Dr. Oliver Sacks, whose books like “The Man Who Mistook His Wife For a Hat” probed distant ranges of human experience by compassionately portraying people with severe and sometimes bizarre neurological conditions, has died. He was 82. Sacks died Sunday, August 30, at his home in New York City after announcing in February 2015 that he was terminally ill with a rare eye cancer that had spread to his liver.
As a practicing neurologist, Sacks looked at some of his patients with a writer’s eye and found publishing gold. In his best-selling 1985 book, he described a man who really did mistake his wife’s face for his hat while visiting Sacks’ office, because his brain had difficulty interpreting what he saw. Another story in the book featured autistic twins who had trouble with ordinary math but who could perform other amazing calculations. Discover magazine ranked it among the 25 greatest science books of all time in 2006, declaring, “Legions of neuroscientists now probing the mysteries of the human brain cite this book as their greatest inspiration.”
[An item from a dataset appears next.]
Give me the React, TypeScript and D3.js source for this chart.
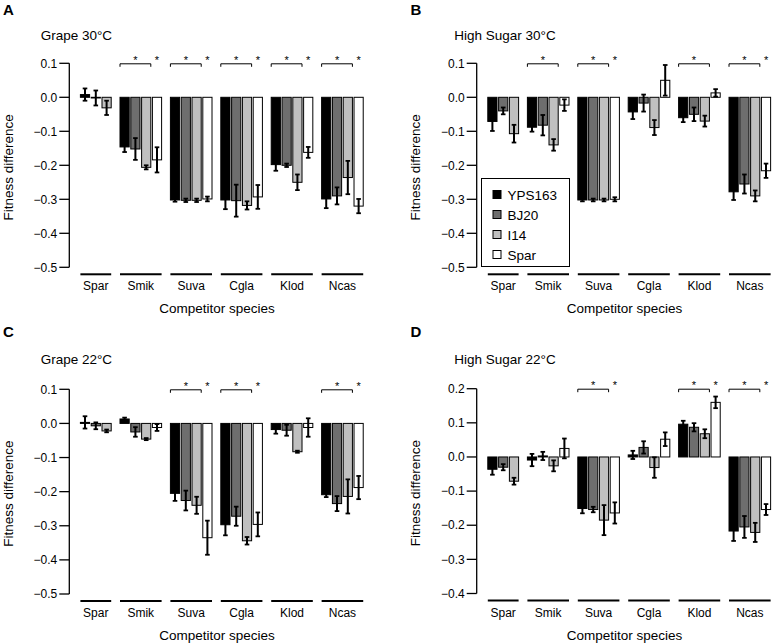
import React from "react";
import * as d3 from "d3";

const categories = ["Spar", "Smik", "Suva", "Cgla", "Klod", "Ncas"];
const strains = ["YPS163", "BJ20", "I14", "Spar"];
const strainFill = ["#000000", "#6e6e6e", "#c0c0c0", "#ffffff"];

// means per category: [YPS163, BJ20, I14, Spar]
const grape30Mean = [
  [0.008, -0.002, -0.031, null],
  [-0.146, -0.152, -0.206, -0.184],
  [-0.302, -0.303, -0.303, -0.299],
  [-0.302, -0.304, -0.318, -0.293],
  [-0.198, -0.2, -0.25, -0.162],
  [-0.299, -0.29, -0.236, -0.32],
];
const grape30Err = [
  [0.018, 0.022, 0.021, null],
  [0.015, 0.032, 0.006, 0.037],
  [0.005, 0.005, 0.005, 0.007],
  [0.027, 0.047, 0.012, 0.035],
  [0.018, 0.005, 0.023, 0.016],
  [0.027, 0.025, 0.049, 0.021],
];
const sugar30Mean = [
  [-0.071, -0.04, -0.107, null],
  [-0.088, -0.082, -0.14, -0.023],
  [-0.302, -0.302, -0.302, -0.3],
  [-0.043, -0.017, -0.089, 0.05],
  [-0.06, -0.05, -0.07, 0.013],
  [-0.278, -0.255, -0.29, -0.216],
];
const sugar30Err = [
  [0.028, 0.01, 0.026, null],
  [0.013, 0.03, 0.017, 0.017],
  [0.004, 0.004, 0.004, 0.006],
  [0.021, 0.025, 0.022, 0.045],
  [0.013, 0.02, 0.016, 0.011],
  [0.024, 0.028, 0.016, 0.021],
];
const grape22Mean = [
  [0.003, -0.007, -0.022, null],
  [0.013, -0.025, -0.046, -0.012],
  [-0.205, -0.226, -0.24, -0.335],
  [-0.297, -0.272, -0.344, -0.296],
  [-0.018, -0.02, -0.083, -0.012],
  [-0.209, -0.235, -0.214, -0.188],
];
const grape22Err = [
  [0.018, 0.01, 0.004, null],
  [0.004, 0.014, 0.003, 0.01],
  [0.022, 0.029, 0.025, 0.05],
  [0.031, 0.028, 0.011, 0.035],
  [0.012, 0.016, 0.003, 0.027],
  [0.007, 0.022, 0.05, 0.034],
];
const sugar22Mean = [
  [-0.036, -0.03, -0.071, null],
  [-0.009, 0.003, -0.026, 0.025],
  [-0.151, -0.154, -0.185, -0.164],
  [0.006, 0.028, -0.031, 0.052],
  [0.096, 0.087, 0.068, 0.16],
  [-0.217, -0.205, -0.221, -0.154],
];
const sugar22Err = [
  [0.016, 0.009, 0.01, null],
  [0.018, 0.012, 0.016, 0.029],
  [0.014, 0.008, 0.044, 0.031],
  [0.012, 0.018, 0.03, 0.02],
  [0.01, 0.012, 0.013, 0.017],
  [0.029, 0.032, 0.028, 0.016],
];

const grape30Bracket = ["Smik", "Suva", "Cgla", "Klod", "Ncas"];
const grape30Star = ["Smik", "Suva", "Cgla", "Klod", "Ncas"];
const sugar30Bracket = ["Smik", "Suva", "Klod", "Ncas"];
const sugar30Star = ["Suva", "Ncas"];
const grape22Bracket = ["Suva", "Cgla", "Ncas"];
const grape22Star = ["Suva", "Cgla", "Ncas"];
const sugar22Bracket = ["Suva", "Klod", "Ncas"];
const sugar22Star = ["Suva", "Klod", "Ncas"];

const ticks3 = [0.1, 0.0, -0.1, -0.2, -0.3, -0.4, -0.5];
const ticks4 = [0.2, 0.1, 0.0, -0.1, -0.2, -0.3, -0.4];

const FONT = "Liberation Sans, Arial, Helvetica, sans-serif";

type PanelProps = {
  letter: string;
  title: string;
  mean: (number | null)[][];
  err: (number | null)[][];
  bracket: string[];
  star: string[];
  domain: [number, number];
  tickVals: number[];
  axisX: number;
  yTop: number;
  yBot: number;
  letterY: number;
  titleX: number;
  titleY: number;
  legend?: boolean;
};

function Panel(p: PanelProps) {
  const y = d3.scaleLinear().domain(p.domain).range([p.yBot, p.yTop]);
  const step = 10.8;
  const bw = 9.2;
  const groupExtra = 0.667;
  const x0 = p.axisX + 11.1;
  const ux = d3.scaleLinear().domain([0, 1]).range([x0, x0 + step]);
  // unit start of each group
  const starts: number[] = [];
  let u = 0;
  categories.forEach((c, i) => {
    starts.push(u);
    const n = p.mean[i].filter((v) => v !== null).length;
    u += n + groupExtra;
  });
  const fmt = d3.format(".1f");
  const y0 = y(0);
  const underlineY = p.yBot + 7;
  const plotMid = (p.axisX + ux(u - groupExtra) ) / 2;

  return (
    <g>
      <text x={p.axisX - 66.3} y={p.letterY} fontSize={15} fontWeight="bold" fontFamily={FONT}>
        {p.letter}
      </text>
      <text x={p.titleX} y={p.titleY} fontSize={13.5} fontFamily={FONT}>
        {p.title}
      </text>
      {/* y axis */}
      <line x1={p.axisX} x2={p.axisX} y1={y(p.domain[1])} y2={y(p.domain[0])} stroke="#000" strokeWidth={1.3} />
      {p.tickVals.map((t) => (
        <g key={t}>
          <line x1={p.axisX - 10} x2={p.axisX} y1={y(t)} y2={y(t)} stroke="#000" strokeWidth={1.3} />
          <text x={p.axisX - 12} y={y(t) + 4.2} fontSize={12} textAnchor="end" fontFamily={FONT}>
            {fmt(t)}
          </text>
        </g>
      ))}
      <text
        transform={`translate(${p.axisX - 56.5},${(y(p.domain[1]) + y(p.domain[0])) / 2 + 2}) rotate(-90)`}
        fontSize={13.5}
        textAnchor="middle"
        fontFamily={FONT}
      >
        Fitness difference
      </text>
      {/* bars */}
      {categories.map((c, i) => {
        const bars = p.mean[i];
        const n = bars.filter((v) => v !== null).length;
        const gx0 = ux(starts[i]);
        const gx1 = ux(starts[i] + n - 1) + bw;
        return (
          <g key={c}>
            {bars.map((m, k) => {
              if (m === null) return null;
              const bx = ux(starts[i] + k);
              const e = p.err[i][k] as number;
              const cx = bx + bw / 2;
              return (
                <g key={k}>
                  <rect
                    x={bx}
                    y={Math.min(y(m), y0)}
                    width={bw}
                    height={Math.abs(y(m) - y0)}
                    fill={strainFill[k]}
                    stroke="#000"
                    strokeWidth={1}
                  />
                  <line x1={cx} x2={cx} y1={y(m + e)} y2={y(m - e)} stroke="#000" strokeWidth={2} />
                  <line x1={cx - 2.3} x2={cx + 2.3} y1={y(m + e)} y2={y(m + e)} stroke="#000" strokeWidth={1.8} />
                  <line x1={cx - 2.3} x2={cx + 2.3} y1={y(m - e)} y2={y(m - e)} stroke="#000" strokeWidth={1.8} />
                </g>
              );
            })}
            <line x1={gx0} x2={gx1} y1={underlineY} y2={underlineY} stroke="#000" strokeWidth={2} />
            <text x={(gx0 + gx1) / 2} y={p.yBot + 23} fontSize={12} textAnchor="middle" fontFamily={FONT}>
              {c}
            </text>
            {p.bracket.includes(c) && (
              <g>
                <path
                  d={`M${gx0},${p.yTop + 3.5}V${p.yTop + 0.5}H${ux(starts[i] + 2) + bw}V${p.yTop + 3.5}`}
                  fill="none"
                  stroke="#000"
                  strokeWidth={1}
                />
                <text
                  x={(gx0 + ux(starts[i] + 2) + bw) / 2}
                  y={p.yTop + 0.5}
                  fontSize={11}
                  textAnchor="middle"
                  fontFamily={FONT}
                >
                  *
                </text>
              </g>
            )}
            {p.star.includes(c) && (
              <text x={ux(starts[i] + 3) + bw / 2} y={p.yTop + 0.5} fontSize={11} textAnchor="middle" fontFamily={FONT}>
                *
              </text>
            )}
          </g>
        );
      })}
      <text x={plotMid} y={p.yBot + 46} fontSize={13.5} textAnchor="middle" fontFamily={FONT}>
        Competitor species
      </text>
      {p.legend && (
        <g>
          <rect x={481.5} y={178.5} width={88} height={88} fill="#fff" stroke="#000" strokeWidth={1} />
          {strains.map((s, k) => (
            <g key={s}>
              <rect x={493} y={190.5 + k * 20} width={8} height={8} fill={strainFill[k]} stroke="#000" strokeWidth={1} />
              <text x={507.5} y={199.5 + k * 20} fontSize={13.5} fontFamily={FONT}>
                {s}
              </text>
            </g>
          ))}
        </g>
      )}
    </g>
  );
}

export default function App() {
  return (
    <svg
      width={772}
      height={644}
      style={{ position: "absolute", left: 0, top: 0, background: "#fff" }}
      xmlns="http://www.w3.org/2000/svg"
    >
      <rect width={772} height={644} fill="#fff" />
      <Panel
        letter="A"
        title="Grape 30°C"
        mean={grape30Mean}
        err={grape30Err}
        bracket={grape30Bracket}
        star={grape30Star}
        domain={[-0.5, 0.1]}
        tickVals={ticks3}
        axisX={69.3}
        yTop={63.3}
        yBot={267.3}
        letterY={15}
        titleX={40.7}
        titleY={39.5}
      />
      <Panel
        letter="B"
        title="High Sugar 30°C"
        mean={sugar30Mean}
        err={sugar30Err}
        bracket={sugar30Bracket}
        star={sugar30Star}
        domain={[-0.5, 0.1]}
        tickVals={ticks3}
        axisX={476.7}
        yTop={63.3}
        yBot={267.3}
        letterY={15}
        titleX={454.3}
        titleY={39.5}
        legend
      />
      <Panel
        letter="C"
        title="Grape 22°C"
        mean={grape22Mean}
        err={grape22Err}
        bracket={grape22Bracket}
        star={grape22Star}
        domain={[-0.5, 0.1]}
        tickVals={ticks3}
        axisX={69.3}
        yTop={389.3}
        yBot={594}
        letterY={337}
        titleX={40.7}
        titleY={364}
      />
      <Panel
        letter="D"
        title="High Sugar 22°C"
        mean={sugar22Mean}
        err={sugar22Err}
        bracket={sugar22Bracket}
        star={sugar22Star}
        domain={[-0.4, 0.2]}
        tickVals={ticks4}
        axisX={476.7}
        yTop={388.7}
        yBot={593.5}
        letterY={337}
        titleX={454.3}
        titleY={364}
      />
    </svg>
  );
}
In a New York Times essay published two weeks before he died, Dr. Sacks wrote “And now, weak, short of breath, my once-firm muscles melted away by cancer, I find my thoughts, increasingly, not on the supernatural or spiritual, but on what is meant by living a good and worthwhile life — achieving a sense of peace within oneself. I find my thoughts drifting to the Sabbath, the day of rest, the seventh day of the week, and perhaps the seventh day of one’s life as well, when one can feel that one’s work is done, and one may, in good conscience, rest.”